As geopolitical tensions rise and global security dynamics evolve, NATO is preparing to take a historic leap in defence preparedness. Ahead of its upcoming summit, alliance members are aligning on a bold new target: allocating 5% of their Gross Domestic Product (GDP) towards defence and security by 2035. This marks a significant shift from the current 2% commitment, reflecting the urgency to modernise forces, bolster deterrence, and address emerging threats in a rapidly changing world.
- USA: $503
billion more annually (current spend already at 3.3% of GDP)
- Germany:
+$135 billion
- France:
+$89 billion
- Italy:
+$80 billion
- Spain:
+$60 billion
These five economies would need
to substantially increase their military budgets to meet the 5% goal.
2. High Debt Vulnerabilities:
- Countries like Italy (135%), Greece (154%), France
(113%), Spain (102%), and Belgium (105%) already have debt-to-GDP ratios
above 100%.
- Increased military spending could strain public
finances, escalate borrowing costs, and potentially trigger austerity
trade-offs in social sectors.
3. Low-Debt, High-Gap Nations:
- Even fiscally healthier countries (e.g., Sweden,
Denmark, Norway) would require significant relative increases in military
spending — around $10–20 billion extra annually — despite having lower
debt levels (~30–40%).
4. Who’s Almost There?
- Poland is closest, already spending 4.1% of GDP; it
would need only $7.7 billion more, relatively modest compared to others.
NATO’s new 5% GDP defence
spending target by 2035 is significantly higher than India’s current 1.9%. 2025-26 Defence Budget: India's Ministry of
Defence (MoD) has allocated ₹6.81 lakh crore (approximately $78.7 billion) for
the fiscal year 2025-26, marking a 9.53% increase from the previous year's
₹6.22 lakh crore ($74.3 billion). This makes India the fourth-largest military
spender globally, behind the US, China, and Russia
Key Focus Areas:
- Modernisation: Investments in drones, air defence
systems, tanks, fighter aircraft, helicopters, and naval capabilities
(e.g., submarines, aircraft carriers).
- Self-Reliance (Aatmanirbhar Bharat): 75% of the modernisation
budget supports domestic industries, reducing reliance on imports.
- Border Infrastructure: ₹7,146.50 crore allocated to
the Border Roads Organisation, up 9.74% from 2024-25, to counter China
along the Line of Actual Control (LAC).
💡 Strategic and Economic
Implications:
🔸 Political Challenges:
- Governments will face domestic resistance in
reallocating funds from welfare, healthcare, or education to defense.

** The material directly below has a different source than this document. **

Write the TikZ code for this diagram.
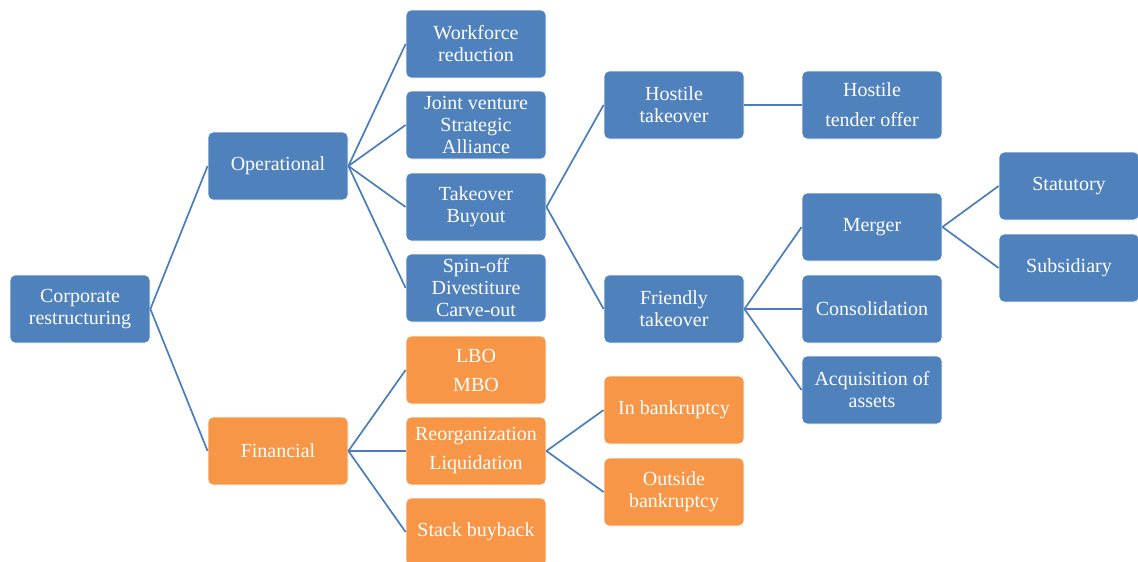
\documentclass[tikz,border=0pt]{standalone}
\usepackage{fontspec}
\setmainfont{Liberation Serif}
\begin{document}
\begin{tikzpicture}[x=1pt,y=-1pt,
  box/.style={draw=white, line width=0.8pt, rounded corners=5pt,
    minimum width=140pt, minimum height=68pt, inner sep=2pt,
    text=white, align=center, font=\fontsize{20}{22}\selectfont},
  blu/.style={box, fill=blueA},
  org/.style={box, fill=orangeA},
  wide/.style={font=\fontsize{20}{29}\selectfont},
  link/.style={draw=lineA, line width=1.7pt}]
\definecolor{blueA}{HTML}{4F81BD}
\definecolor{orangeA}{HTML}{F79646}
\definecolor{lineA}{HTML}{4A7EBB}
\useasboundingbox (0,0) rectangle (1138,562);

% root and first level
\node[blu] (root) at (80,309) {Corporate\\restructuring};
\node[blu] (op) at (278,166) {Operational};
\node[org] (fin) at (278,451) {Financial};

% second level
\node[blu] (wf) at (476,44) {Workforce\\reduction};
\node[blu] (jv) at (476,125) {Joint venture\\Strategic\\Alliance};
\node[blu] (tb) at (476,207) {Takeover\\Buyout};
\node[blu] (sp) at (476,288) {Spin-off\\Divestiture\\Carve-out};
\node[org, wide] (lbo) at (476,370) {LBO\\MBO};
\node[org, wide] (reo) at (476,451) {Reorganization\\Liquidation};
\node[org] (sb) at (476,532) {Stack buyback};

% third level
\node[blu] (ht) at (674,105) {Hostile\\takeover};
\node[blu] (ft) at (674,309) {Friendly\\takeover};
\node[org] (inb) at (674,410) {In bankruptcy};
\node[org] (outb) at (674,492) {Outside\\bankruptcy};

% fourth level
\node[blu, font=\fontsize{20}{30}\selectfont] (hto) at (872,105) {Hostile\\tender offer};
\node[blu] (mer) at (872,227) {Merger};
\node[blu] (con) at (872,309) {Consolidation};
\node[blu] (acq) at (872,390) {Acquisition of\\assets};

% fifth level
\node[blu] (sta) at (1069,186) {Statutory};
\node[blu] (sub) at (1069,268) {Subsidiary};

% connectors
\foreach \a/\b in {root/op, root/fin,
    op/wf, op/jv, op/tb, op/sp,
    fin/lbo, fin/reo, fin/sb,
    tb/ht, tb/ft, reo/inb, reo/outb,
    ht/hto, ft/mer, ft/con, ft/acq,
    mer/sta, mer/sub}
  \draw[link] (\a.east) -- (\b.west);
\end{tikzpicture}
\end{document}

- Rising debt may force tax hikes or budget cuts
elsewhere.
🔸 Defense Industrial
Surge:
- A long-term shift toward 5% GDP spending could supercharge
the defence sector across NATO — boosting jobs, R&D, and
manufacturing.
🔸 Economic Risk
Management:
- Countries like Italy, Spain, and France may need gradual
ramp-ups or EU fiscal coordination mechanisms to absorb the shock.
✍️ Conclusion:
To match NATO’s goal, India would need to allocate around $250 billion annually by 2035 (assuming a $5 trillion GDP), a five-fold increase from current levels. This is unlikely without massive economic growth or reallocation from other sectors. India’s focus remains on balancing modernisation with self-reliance, prioritising domestic procurement over import-heavy budgets like some NATO members
Moreover, defence spending is not
just a matter of financial allocation—it demands effective planning, execution
capacity, and industrial readiness. The potential surge in budgets must be
matched by a parallel expansion of defence manufacturing capabilities,
innovation in military technology, and modernisation of command structures.
Without this, higher spending could risk inefficiencies and misallocations.
This strategic pivot, therefore,
calls for a multi-dimensional approach: a phased and flexible implementation
timeline, transparent national defence roadmaps, collaborative EU-NATO
coordination mechanisms, and public engagement to build consensus. NATO must
also recognise that not all member states share the same fiscal capacity or
threat perception, and one-size-fits-all targets may require tailored
commitments and burden-sharing models.